|The late Rev. Esther Dozier — who initiated Great Barrington’s annual W. E. B. Du Bois birthday celebrations more than 20 years ago — will be honored on April 2 with a birthday celebration of her own. On what would have been her 80th birthday, the first female pastor at the historic Clinton African Methodist Episcopal Zion Church, will be feted at Saint James Place in Great Barrington. The community is invited to attend the 4 p.m. celebration, which will include music, tributes, and refreshments.|
“Rev. Dozier worked tirelessly to promote the legacy of W. E. B. Du Bois in Great Barrington,” says Wray Gunn, Sr., president of Clinton Church Restoration, which is organizing the upcoming celebration. “She was just thrilled to find out that Du Bois was involved with our church. She made it her ambition to do as much for his legacy as she could.”
In 2001, Dozier led the town’s first annual Du Bois celebration. “Honoring Our History: A Celebration of W. E. B. Du Bois” included a lecture by David Graham Du Bois and a program by students from the Jubilee School in Philadelphia.
Under Dozier’s leadership, the Clinton Church — long a center of social activism — became a hub for activities related to the W. E. B. Du Bois Homesite and Upper Housatonic Valley African American Heritage Trail. In the mid-2000s, Dozier collaborated closely with David Levinson on his book, Sewing Circles, Dime Suppers, and W. E. B. Du Bois: A History of the Clinton A. M. E. Zion Church (Berkshire Publishing, 2007) and began the nomination process that eventually led, in 2008, to the listing of the Clinton A. M. E. Zion Church on the National Register of Historic Places.
Born in rural Alabama, Dozier was raised in poverty but taught by her mother to dream big. As a young woman, she moved to the Berkshires with two of her sisters. Active in the Clinton Church for four decades, she served as its pastor for nearly nine years, the first woman (after 48 men) to hold the role since the church’s founding in the 1860s.

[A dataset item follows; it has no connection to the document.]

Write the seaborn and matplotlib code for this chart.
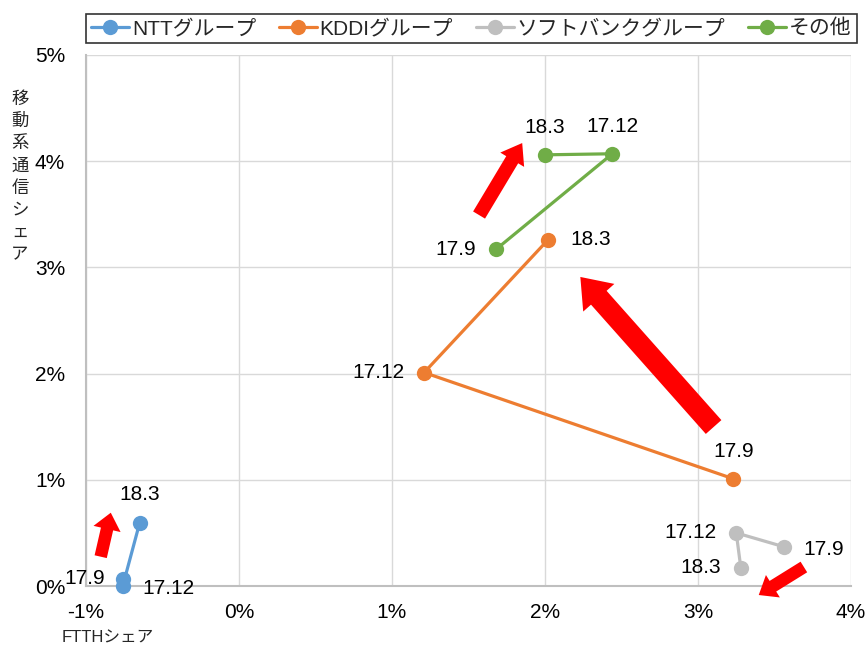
import matplotlib
matplotlib.use("Agg")
import matplotlib.pyplot as plt
import seaborn as sns
import pandas as pd

# ---- data ----
groups = ["NTTグループ", "KDDIグループ", "ソフトバンクグループ", "その他"]
periods = ["17.9", "17.12", "18.3"]
ntt_ftth = [-0.76, -0.76, -0.65]
ntt_mobile = [0.07, 0.00, 0.59]
kddi_ftth = [3.23, 1.21, 2.02]
kddi_mobile = [1.01, 2.01, 3.26]
sb_ftth = [3.56, 3.25, 3.28]
sb_mobile = [0.37, 0.50, 0.17]
other_ftth = [1.68, 2.44, 2.00]
other_mobile = [3.17, 4.07, 4.06]
x_ticks = [-1, 0, 1, 2, 3, 4]
x_tick_labels = ["-1%", "0%", "1%", "2%", "3%", "4%"]
y_ticks = [0, 1, 2, 3, 4, 5]
y_tick_labels = ["0%", "1%", "2%", "3%", "4%", "5%"]
x_label = "FTTHシェア"
y_label = "移動系通信シェア"

series_x = [ntt_ftth, kddi_ftth, sb_ftth, other_ftth]
series_y = [ntt_mobile, kddi_mobile, sb_mobile, other_mobile]
rows = []
for g, xs, ys in zip(groups, series_x, series_y):
    for p, xv, yv in zip(periods, xs, ys):
        rows.append({"group": g, "period": p, "x": xv, "y": yv})
df = pd.DataFrame(rows)

# ---- style ----
colors = ["#5B9BD5", "#ED7D31", "#BFBFBF", "#70AD47"]
sns.set_theme(style="white")
plt.rcParams["font.family"] = ["Liberation Sans", "Noto Sans CJK JP", "DejaVu Sans"]

fig = plt.figure(figsize=(8.67, 6.49), dpi=100)
ax = fig.add_axes([86 / 867, 1 - 586 / 649, (851 - 86) / 867, (586 - 55) / 649])

sns.lineplot(data=df, x="x", y="y", hue="group", hue_order=groups, palette=colors,
             sort=False, estimator=None, marker="o", markersize=11,
             markeredgewidth=0, linewidth=2.3, ax=ax)
for ln in ax.lines:
    ln.set_clip_on(False)
    ln.set_zorder(3)

ax.set_xlim(-1, 4)
ax.set_ylim(0, 5)
ax.set_xticks(x_ticks)
ax.set_xticklabels(x_tick_labels)
ax.set_yticks(y_ticks)
ax.set_yticklabels(y_tick_labels)
ax.set_xlabel("")
ax.set_ylabel("")
ax.tick_params(axis="both", length=0, labelsize=15, colors="#000000")
ax.tick_params(axis="x", pad=12)
ax.tick_params(axis="y", pad=15)
ax.grid(True, color="#D9D9D9", linewidth=1.0)
for s in ["top", "right"]:
    ax.spines[s].set_visible(False)
for s in ["left", "bottom"]:
    ax.spines[s].set_color("#BFBFBF")
    ax.spines[s].set_linewidth(1.5)
    ax.spines[s].set_zorder(1.5)

# ---- point labels (offsets in pixels) ----
label_offsets = {
    "NTTグループ": [(-18, 0, "right"), (20, -3, "left"), (0, 29, "center")],
    "KDDIグループ": [(0, 27, "center"), (-20, 0, "right"), (22, 0, "left")],
    "ソフトバンクグループ": [(20, -3, "left"), (-20, 0, "right"), (-20, 0, "right")],
    "その他": [(-20, 0, "right"), (0, 27, "center"), (0, 27, "center")],
}
for g, xs, ys in zip(groups, series_x, series_y):
    for p, xv, yv, off in zip(periods, xs, ys, label_offsets[g]):
        ax.annotate(p, (xv, yv), xytext=(off[0], off[1]), textcoords="offset pixels",
                    ha=off[2], va="center", fontsize=15, color="#000000",
                    annotation_clip=False, zorder=5)

# ---- red arrows (tail -> head, data coords) ----
arrows = [
    ((-0.904, 0.276), (-0.838, 0.690), 9, 20, 12),
    ((1.569, 3.493), (1.851, 4.171), 10, 20, 14),
    ((3.102, 1.497), (2.231, 2.910), 15, 30, 20),
    ((3.692, 0.179), (3.397, -0.085), 9, 19, 12),
]
for tail, head, tw, hw, hl in arrows:
    ax.annotate("", xy=head, xytext=tail,
                arrowprops=dict(arrowstyle=f"simple,head_length={hl},head_width={hw},tail_width={tw}",
                                color="#FF0000", mutation_scale=1, shrinkA=0, shrinkB=0, lw=0),
                annotation_clip=False, zorder=6)

# ---- legend ----
if ax.get_legend() is not None:
    ax.get_legend().remove()
handles, labels = ax.get_legend_handles_labels()
leg = fig.legend(handles, labels, loc="center", bbox_to_anchor=(471.5 / 867, 1 - 28.5 / 649),
                 ncol=4, frameon=True, fancybox=False, fontsize=15,
                 handlelength=1.8, handletextpad=0.15, columnspacing=1.1,
                 borderpad=0.25, borderaxespad=0)
leg.get_frame().set_edgecolor("#000000")
leg.get_frame().set_linewidth(1.2)

# ---- axis titles ----
fig.text(20 / 867, 1 - 90 / 649, "\n".join(list(y_label)), ha="center", va="top",
         fontsize=12.5, linespacing=1.3, family=["Noto Sans CJK JP", "DejaVu Sans"])
fig.text(108 / 867, 1 - 638 / 649, x_label, ha="center", va="center", fontsize=12)

fig.savefig("out.png", dpi=100)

Dozier believed that the church was a place for refueling but her activities and influence extended far into the community. In addition to lifting up Black history and culture and the legacy of Du Bois, she spoke passionately against injustice, intolerance, and socio-economic inequality. She was a strong supporter of the housing organization Construct, which decades earlier had operated out of the Clinton Church basement, and was a frequent participant in charitable and interfaith activities. She thought of herself as a woman who “let love shine through her,” remembers Rev. Mattie Conway, noting the phrase was a reference to her sister’s favorite song, Day Star. “My aunt was so much about the future,” says Dozier’s nephew Delano Burrowes, a Brooklyn-based artist who is helping to plan the upcoming celebration. “She planted seeds for a lot of the conversations we’re having today. Her legacy prompts us to think of our own — what are we doing about the future? How can we live up to her ideals of hope, action, and service to our communities?”
April 2 Tribute
“Esther had such an impact on me personally, and on Jubilee’s history,” says Jubilee School founder Karen Falcon, who has returned to Great Barrington with students several times since 2001 and will travel from Philadelphia to speak at the event. “She was an amazing person and had a legendary role in inspiring the town of Great Barrington to celebrate its native son, W. E. B. Du Bois. This tribute to her is richly deserved.”
Burrowes is one of three family members who will speak at the event. Joining him will be his mother Rev. Conway, who is co-pastor of the Macedonia Baptist Church and a member of CCR’s advisory board, and Virginia Conway, Dozier’s sister-in-law and a longtime Clinton Church member.
Musical selections will be offered by the Price Memorial A. M. E. Zion Church Choir and Dr. MaryNell Morgan-Brown, both regular performers at Clinton Church and Du Bois-related events in Great Barrington.